DHMİ has continued its participation to relevant international fora, placing particular emphasis on EUROCONTROL and ICAO activities.

Since Turkey is not a member of the European Union there is no obligation to apply SES regulations to national legislation. However, Turkey is actively aligning, wherever possible, its national aviation legislation / aviation environment with SES policy. All SES issues are tracked as well as all By-Laws that are under development are sent to the General Secretary for EU Affairs for review and modification where necessary to ensure compliance with EU Regulations.


Regional cooperation was still one of the important areas to optimise regional capacity under the European concepts and to increase the safety of air navigation services in the concerned area.


The military authorities also play a major role in managing the Turkish Airspace especially with regard to FUA. The regulation of Military Aviation (Turkish Air Force) comes under the Ministry of Defence. Military and Civil Air Traffic Control services are separated in Turkey. However, an efficient coordination between the military authorities and DHMİ is ensured through the Civil-Military Coordination Group. This Coordination Group is also responsible for the policy making and the airspace management at national level.

Though Flexible Use of Airspace (FUA) concept of EUROCONTROL has not been applied in Turkey, Turkish Air Force and DHMİ have developed their own alternative and practical flexible use of airspace concept, considering the special geo-political position of Turkey.


CASCADE (Cooperative ATS through Surveillance and Communication Applications Deployed in ECAC) Project based on ADS- B (Automatic Dependant SurveillanceBroadcast) is considered to be the one of the most important next generation surveillance systems.

EUROCONTROL, in line with the objectives of ATM 2000+ and SESAR, developed CRISTAL MED phase II Project in the context of CASCADE.

DHMİ signed a contract with EUROCONTROL (in June 2007) to have the trials in Trabzon Airport, NRA (non-radar area) where radar signals are not available below certain levels and the ADS-B system could be used as a sole means of surveillance. DHMİ will be one of the 3 member states in Europe aiming at implementation of ADS-B NRA following the obtainment of technical and operational validation.

ADS-B relies on the regular and frequent transmission of position reports via a broadcast data link. The position reports are sent periodically by the aircraft with no intervention from the ground function. Position reports may be received by any recipient in range of the transmitting aircraft. These recipients may be communications receivers (data acquisition units) on other aircraft, ground vehicles or fixed ground sites. If received by a data acquisition unit, the position report will be processed and may be forwarded to a controller/pilot display.

ADS-B ground infrastructure (ADS-B OUT) comprises a ground station (data processor), two antennas and CWP (controller working position).

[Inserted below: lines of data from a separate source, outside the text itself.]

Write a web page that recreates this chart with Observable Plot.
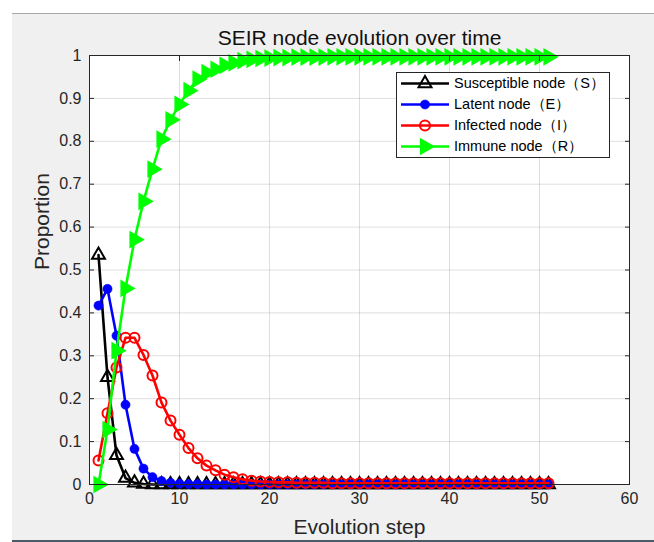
<!DOCTYPE html>
<html><head><meta charset="utf-8">
<script src="https://cdn.jsdelivr.net/npm/d3@7"></script>
<script src="https://cdn.jsdelivr.net/npm/@observablehq/plot@0.6"></script>
<style>
html,body{margin:0;padding:0;background:#fff;}
#wrap{position:relative;width:654px;height:542px;overflow:hidden;background:#fff;}
#panel{position:absolute;left:12px;top:13px;width:642px;height:527px;background:#f0f0f0;border-top:1px solid #a9a9a9;}
#bar{position:absolute;left:12px;top:540px;width:642px;height:2px;background:#4a5a66;}
#chart{position:absolute;left:0;top:0;}
#legend{position:absolute;left:396px;top:72px;width:212px;height:84px;border:1px solid #262626;background:#fff;font-family:"Liberation Sans",Arial,sans-serif;font-size:14.5px;color:#000;}
.row{height:21px;display:flex;align-items:center;white-space:nowrap;}
.row svg{display:block;margin-left:3px;margin-right:4px;}
</style>
</head><body>
<div id="wrap"><div id="panel"></div><div id="bar"></div><div id="chart"></div><div id="legend"></div></div>
<script>
// ---- data ----
const xTicks = [0, 10, 20, 30, 40, 50, 60];
const yTicks = [0, 0.1, 0.2, 0.3, 0.4, 0.5, 0.6, 0.7, 0.8, 0.9, 1];
const seriesNames = ["Susceptible node（S）", "Latent node（E）", "Infected node（I）", "Immune node（R）"];
const steps = d3.range(1, 52);
const S = [0.535, 0.25, 0.068, 0.015, 0.004, 0.001, 0, 0, 0, 0,
  0, 0, 0, 0, 0, 0, 0, 0, 0, 0,
  0, 0, 0, 0, 0, 0, 0, 0, 0, 0,
  0, 0, 0, 0, 0, 0, 0, 0, 0, 0,
  0, 0, 0, 0, 0, 0, 0, 0, 0, 0,
  0];
const E = [0.417, 0.456, 0.347, 0.186, 0.083, 0.037, 0.017, 0.008, 0.004, 0.002,
  0.001, 0.001, 0, 0, 0, 0, 0, 0, 0, 0,
  0, 0, 0, 0, 0, 0, 0, 0, 0, 0,
  0, 0, 0, 0, 0, 0, 0, 0, 0, 0,
  0, 0, 0, 0, 0, 0, 0, 0, 0, 0,
  0];
const I = [0.056, 0.166, 0.273, 0.342, 0.342, 0.302, 0.254, 0.191, 0.149, 0.116,
  0.085, 0.061, 0.044, 0.033, 0.023, 0.017, 0.012, 0.009, 0.007, 0.006,
  0.005, 0.005, 0.004, 0.004, 0.004, 0.004, 0.003, 0.003, 0.003, 0.003,
  0.003, 0.003, 0.003, 0.003, 0.003, 0.003, 0.003, 0.003, 0.003, 0.003,
  0.003, 0.003, 0.003, 0.003, 0.003, 0.003, 0.003, 0.003, 0.003, 0.003,
  0.003];
const R = [0, 0.128, 0.312, 0.457, 0.571, 0.66, 0.735, 0.805, 0.85, 0.886,
  0.918, 0.945, 0.96, 0.968, 0.977, 0.983, 0.988, 0.991, 0.993, 0.994,
  0.995, 0.995, 0.996, 0.996, 0.996, 0.996, 0.997, 0.997, 0.997, 0.997,
  0.997, 0.997, 0.997, 0.997, 0.997, 0.997, 0.997, 0.997, 0.997, 0.997,
  0.997, 0.997, 0.997, 0.997, 0.997, 0.997, 0.997, 0.997, 0.997, 0.997,
  0.997];

const colors = ["#000000", "#0000ff", "#ff0000", "#00ff00"];
const valuesList = [S, E, I, R];
const tables = valuesList.map(v => steps.map((s, i) => ({step: s, value: v[i]})));

const dotStyles = [
  {symbol: "triangle", r: 4.8, fill: "none", stroke: colors[0], strokeWidth: 2},
  {symbol: "circle", r: 4.6, fill: colors[1], stroke: colors[1], strokeWidth: 0.5},
  {symbol: "circle", r: 5, fill: "none", stroke: colors[2], strokeWidth: 2},
  {symbol: "triangle", r: 5.6, rotate: 90, fill: colors[3], stroke: colors[3], strokeWidth: 1.5}
];

const seriesMarks = [];
tables.forEach((t, k) => {
  seriesMarks.push(Plot.line(t, {x: "step", y: "value", stroke: colors[k], strokeWidth: 2.6}));
  seriesMarks.push(Plot.dot(t, {x: "step", y: "value", ...dotStyles[k]}));
});

const font = "'Liberation Sans', Arial, Helvetica, sans-serif";
const noText = () => "";
const chart = Plot.plot({
  width: 654, height: 542,
  marginLeft: 89, marginRight: 25, marginTop: 55, marginBottom: 58,
  style: {background: "transparent", fontFamily: font, fontSize: "16px", color: "#262626", overflow: "visible"},
  x: {domain: [0, 60]},
  y: {domain: [0, 1]},
  marks: [
    Plot.frame({fill: "white", stroke: "none"}),
    Plot.gridX(xTicks, {stroke: "#000", strokeOpacity: 0.13, strokeWidth: 1}),
    Plot.gridY(yTicks, {stroke: "#000", strokeOpacity: 0.13, strokeWidth: 1}),
    ...seriesMarks,
    Plot.frame({stroke: "#262626", strokeWidth: 1}),
    Plot.axisX(xTicks, {anchor: "bottom", tickSize: 0, tickPadding: 8, tickFormat: d => String(d), fill: "#262626", fontSize: 16, label: null}),
    Plot.axisY(yTicks, {anchor: "left", tickSize: 0, tickPadding: 8, tickFormat: d => String(d), fill: "#262626", fontSize: 16, label: null}),
    Plot.axisX(xTicks, {anchor: "bottom", tickSize: -5, tickFormat: noText, stroke: "#262626", label: null}),
    Plot.axisX(xTicks, {anchor: "top", tickSize: -5, tickFormat: noText, stroke: "#262626", label: null}),
    Plot.axisY(yTicks, {anchor: "left", tickSize: -5, tickFormat: noText, stroke: "#262626", label: null}),
    Plot.axisY(yTicks, {anchor: "right", tickSize: -5, tickFormat: noText, stroke: "#262626", label: null}),
    Plot.text(["SEIR node evolution over time"], {text: d => d, frameAnchor: "top", lineAnchor: "middle", dy: -17, fontSize: 21, fill: "#111"}),
    Plot.text(["Evolution step"], {text: d => d, frameAnchor: "bottom", lineAnchor: "middle", dy: 43, fontSize: 21, fill: "#262626"}),
    Plot.text(["Proportion"], {text: d => d, frameAnchor: "left", lineAnchor: "middle", dx: -47, rotate: -90, fontSize: 21, fill: "#262626"})
  ]
});
document.getElementById("chart").appendChild(chart);

// legend
const legend = d3.select("#legend");
seriesNames.forEach((name, k) => {
  const row = legend.append("div").attr("class", "row");
  const svg = row.append("svg").attr("width", 50).attr("height", 21);
  svg.append("line").attr("x1", 1).attr("x2", 49).attr("y1", 10.5).attr("y2", 10.5)
    .attr("stroke", colors[k]).attr("stroke-width", 2.6);
  const st = dotStyles[k];
  const type = st.symbol === "triangle" ? d3.symbolTriangle : d3.symbolCircle;
  svg.append("path").attr("d", d3.symbol(type, Math.PI * st.r * st.r)())
    .attr("transform", `translate(25,10.5) rotate(${st.rotate || 0})`)
    .attr("fill", st.fill).attr("stroke", st.stroke).attr("stroke-width", st.strokeWidth);
  row.append("span").text(name);
});
</script>
</body></html>
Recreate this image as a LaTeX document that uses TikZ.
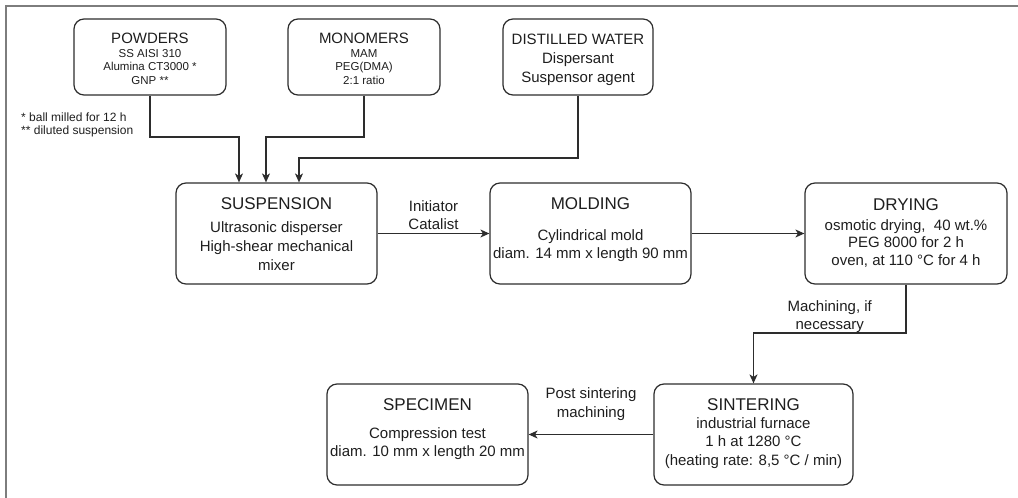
\documentclass[tikz,border=0pt]{standalone}
\usepackage{fontspec}
\setmainfont{Liberation Sans}
\usetikzlibrary{arrows.meta}
\definecolor{lc}{RGB}{45,45,45}
\definecolor{tc}{RGB}{30,30,30}
\definecolor{fc}{RGB}{125,125,125}
\newcommand{\ttlA}{\fontsize{17}{20}\selectfont}
\newcommand{\ttlB}{\fontsize{15}{18}\selectfont}
\begin{document}
\begin{tikzpicture}[x=1pt,y=-1pt,
  box/.style={draw=lc, line width=1.2pt, rounded corners=10pt, align=center, inner sep=0pt, text=tc},
  arr/.style={draw=lc, line width=1.2pt, -{Stealth[length=9pt,width=8pt,inset=2.5pt]}},
  lbl/.style={align=center, inner sep=0pt, text=tc, font=\fontsize{15}{18}\selectfont}]
\useasboundingbox (0,0) rectangle (1018,498);
\draw[fc, line width=1.5pt] (6,498) -- (6,6) -- (1018,6);

% top row
\node[box, minimum width=152pt, minimum height=76pt, font=\fontsize{11.5}{13.5}\selectfont] (pow) at (150,57)
  {\rule{0pt}{16pt}{\ttlB POWDERS}\\SS AISI 310\\Alumina CT3000 *\\GNP **\rule[-2.5pt]{0pt}{2.5pt}};
\node[box, minimum width=152pt, minimum height=76pt, font=\fontsize{11.5}{13.5}\selectfont] (mon) at (364,57)
  {\rule{0pt}{16pt}{\ttlB MONOMERS}\\MAM\\PEG(DMA)\\2:1 ratio\rule[-2.5pt]{0pt}{2.5pt}};
\node[box, minimum width=150pt, minimum height=76pt, font=\fontsize{15}{18.5}\selectfont] (wat) at (578,57)
  {\rule{0pt}{16.5pt}DISTILLED WATER\\[1pt]Dispersant\\Suspensor agent\rule[-3.6pt]{0pt}{3.6pt}};

\node[anchor=north west, align=left, inner sep=0pt, text=tc, font=\fontsize{12}{13.5}\selectfont] (notes) at (21,111)
  {\rule{0pt}{10pt}* ball milled for 12 h\\** diluted suspension};

% middle row
\node[box, minimum width=201pt, minimum height=101pt, font=\fontsize{15}{19}\selectfont] (susp) at (276.5,233.5)
  {\rule{0pt}{14pt}{\ttlA SUSPENSION}\\[4pt]Ultrasonic disperser\\High-shear mechanical\\mixer\rule[-2pt]{0pt}{2pt}};
\node[box, minimum width=201pt, minimum height=101pt, font=\fontsize{15}{18}\selectfont] (mold) at (590.5,233.5)
  {\rule{0pt}{14pt}{\ttlA MOLDING}\\[13pt]Cylindrical mold\\diam. 14 mm x length 90 mm\rule[-14pt]{0pt}{14pt}};
\node[box, minimum width=202pt, minimum height=101pt, font=\fontsize{15}{17.5}\selectfont] (dry) at (906,233.5)
  {\rule{0pt}{14pt}{\ttlA DRYING}\\[2.5pt]osmotic drying,\ \ 40 wt.\%\\PEG 8000 for 2 h\\oven, at 110 °C for 4 h\rule[-6pt]{0pt}{6pt}};

% bottom row
\node[box, minimum width=199pt, minimum height=101pt, font=\fontsize{15}{18.5}\selectfont] (sint) at (753.5,434.5)
  {\rule{0pt}{14pt}{\ttlA SINTERING}\\[-0.5pt]industrial furnace\\1 h at 1280 °C\\(heating rate: 8,5 °C / min)\rule[-8pt]{0pt}{8pt}};
\node[box, minimum width=201pt, minimum height=101pt, font=\fontsize{15}{18}\selectfont] (spec) at (427.5,434.5)
  {\rule{0pt}{14pt}{\ttlA SPECIMEN}\\[10pt]Compression test\\diam. 10 mm x length 20 mm\rule[-17pt]{0pt}{17pt}};

% connectors
\coordinate (cA) at (239,137);
\coordinate (cB) at (266,137);
\coordinate (cC) at (299,158);
\coordinate (cD) at (906,333);
\draw[arr] (pow.south) |- (cA) -- (cA |- susp.north);
\draw[arr] (mon.south) |- (cB) -- (cB |- susp.north);
\draw[arr] (wat.south) |- (cC) -- (cC |- susp.north);
\draw[arr] (susp) -- node[lbl, midway, anchor=south, yshift=3.5pt] (lini) {Initiator\\Catalist} (mold);
\draw[arr] (mold) -- (dry);
\draw[arr] (dry.south) -- (cD) -| node[lbl, pos=0.25, anchor=south] (lmach) {Machining, if\\necessary} (sint.north);
\draw[arr] (sint) -- node[lbl, midway, anchor=south, yshift=13.3pt, font=\fontsize{15}{19}\selectfont] (lpost) {Post sintering\\machining} (spec);
\end{tikzpicture}
\end{document}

Compared to radar, ADS-B report transmission update is much more frequent (about half a second) and overall cost is about one tenth of a radar unit while as accurate as it and can be easily installed.

Having advantages of above mentioned features, ADS-B is commonly being implemented in USA and Australia which both have huge airspaces to control where mostly radar application is neither feasible nor practicable.

DHMİ considers ADS-B trials as a good opportunity to gain knowledge and practice in the planning of its future air navigation infrastructure in terms of implementing it to other sites where applicable to increase airspace capacity.